ParkEz has a clear first-mover advantage as the only platform combining real-time street-level parking detection with private garage partnerships in a market expected to reach $33.8 billion by 2033. Using public camera infrastructure removes the $300 - $800 per-space sensor installation cost while maintaining 95 - 99 percent accuracy. This approach accelerates deployment, reduces capital needs and positions ParkEz for rapid expansion in urban markets, reinforcing the strength of the model. With a 12:1 lifetime value - to - customer acquisition cost ratio and a 1.5-month payback period, ParkEz demonstrates strong unit economics and an efficient path to profitability. These metrics underscore the financial discipline and growth potential that can attract both investment and leadership talent.

The leadership framework identifies the core competencies needed for early growth and scaling, while the cultural foundation, based on partnership, innovation and stakeholder success, supports sustained execution. Together, these elements create a governance and organizational structure that manages complexity and reinforces strategic alignment.

Beyond its commercial potential, ParkEz offers measurable societal benefits. Reducing the estimated 30 percent of urban traffic caused by parking searches could save American drivers an average of 17 hours and $345 each year. This initiative is both a strong business opportunity and a meaningful contribution to urban mobility, sustainability and quality of life.

Conclusions

The Lawrie model offers a strong framework for creating sustainable business value by integrating strategy, asset deployment, financial modeling, leadership and culture. Applied to ParkEz and the $72.7 billion urban parking challenge, its strength is in its flexibility and focus on how these five drivers work together for lasting advantage.

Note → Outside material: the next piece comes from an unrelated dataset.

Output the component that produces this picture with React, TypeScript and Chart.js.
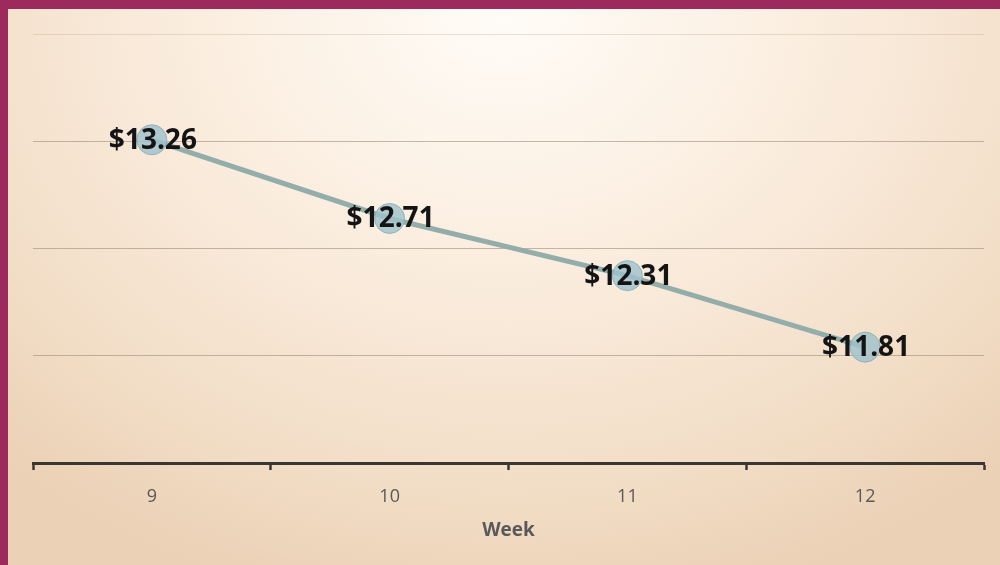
import React, { useEffect, useRef } from "react";
import { Chart, registerables } from "chart.js";

Chart.register(...registerables);

// Weekly average price
const weeks = ["9", "10", "11", "12"];
const prices = [13.26, 12.71, 12.31, 11.81];

// Value axis range
const yMin = 11;
const yMax = 14;
const yStep = 0.75;

const FONT = "'Open Sans', 'Liberation Sans', sans-serif";

// Writes the dollar value centred on each marker
const valueLabels = {
  id: "valueLabels",
  afterDatasetsDraw(chart: any) {
    const { ctx } = chart;
    const meta = chart.getDatasetMeta(0);
    const data = chart.data.datasets[0].data as number[];
    ctx.save();
    ctx.font = `bold 28px ${FONT}`;
    ctx.fillStyle = "#141414";
    ctx.textAlign = "center";
    ctx.textBaseline = "middle";
    meta.data.forEach((pt: any, i: number) => {
      ctx.fillText("$" + data[i].toFixed(2), pt.x + 1, pt.y + 1);
    });
    ctx.restore();
  },
};

export default function App() {
  const canvasRef = useRef<HTMLCanvasElement | null>(null);

  useEffect(() => {
    let chart: Chart | null = null;
    let cancelled = false;
    document.body.style.margin = "0";

    const build = () => {
      if (cancelled || !canvasRef.current) return;
      chart = new Chart(canvasRef.current, {
        type: "line",
        data: {
          labels: weeks,
          datasets: [
            {
              data: prices,
              borderColor: "#93adaa",
              borderWidth: 5,
              tension: 0,
              pointRadius: 15,
              pointHoverRadius: 15,
              pointBackgroundColor: "rgba(160,194,204,0.82)",
              pointBorderColor: "rgba(138,174,186,0.9)",
              pointBorderWidth: 1,
            },
          ],
        },
        options: {
          responsive: false,
          animation: false,
          events: [],
          layout: { padding: { left: 25, right: 15, top: 25, bottom: 0 } },
          plugins: {
            legend: { display: false },
            tooltip: { enabled: false },
          },
          scales: {
            x: {
              type: "category",
              offset: true,
              afterFit(scale: any) {
                scale.height = 102;
              },
              grid: {
                offset: true,
                drawOnChartArea: false,
                drawTicks: true,
                tickLength: 7,
                tickColor: "#3b3631",
                tickWidth: 2.5,
              },
              border: { display: true, color: "#3b3631", width: 3 },
              ticks: {
                color: "#595959",
                padding: 16,
                font: { family: FONT, size: 18 },
              },
              title: {
                display: true,
                text: "Week",
                color: "#595959",
                font: { family: FONT, size: 19, weight: "bold" },
                padding: { top: 0, bottom: 23 },
              },
            },
            y: {
              min: yMin,
              max: yMax,
              afterFit(scale: any) {
                scale.width = 0;
              },
              ticks: { display: false, stepSize: yStep },
              grid: {
                drawTicks: false,
                lineWidth: 1,
                color: (c: any) =>
                  c.tick && c.tick.value === yMax
                    ? "rgba(190,170,150,0.35)"
                    : "rgba(150,132,115,0.55)",
              },
              border: { display: false },
            },
          },
        },
        plugins: [valueLabels],
      });
    };

    const fonts: any = (document as any).fonts;
    if (fonts && fonts.load) {
      Promise.all([
        fonts.load(`bold 28px ${FONT}`),
        fonts.load(`18px ${FONT}`),
      ])
        .catch(() => undefined)
        .then(build);
    } else {
      build();
    }

    return () => {
      cancelled = true;
      if (chart) chart.destroy();
    };
  }, []);

  return (
    <div
      style={{
        position: "absolute",
        left: 0,
        top: 0,
        width: 1000,
        height: 565,
        background: "#9d2a5c",
        overflow: "hidden",
      }}
    >
      <div
        style={{
          position: "absolute",
          left: 8,
          top: 9,
          width: 992,
          height: 556,
          background:
            "radial-gradient(ellipse 75% 110% at 50% 0%, #fffcf7 0%, #fbeee0 40%, #f3dfc9 75%, #ebd1b5 100%)",
        }}
      >
        <canvas
          ref={canvasRef}
          width={992}
          height={556}
          style={{ display: "block", width: 992, height: 556 }}
        />
      </div>
    </div>
  );
}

Traditional thinking often sees strategy as the main driver of success. The Lawrie model challenges this by showing that strategy is viable only when supported by aligned assets, financial structures, capable leadership and a culture that enables execution. Sustainable advantage comes from the coherence among these elements, not isolated excellence.

For ParkEz, this integration is clear: an asset-light strategy leads to strong economics, attracts leadership talent and builds a stakeholder-centered culture that supports innovation and trust.

In a rapidly changing technological and market environment, the Lawrie model is more than an analytical tool. It provides a disciplined approach to alignment and adaptability. Ultimately, it shows that success depends not only on what organizations pursue, but on how well they integrate people, systems and values to achieve their goals.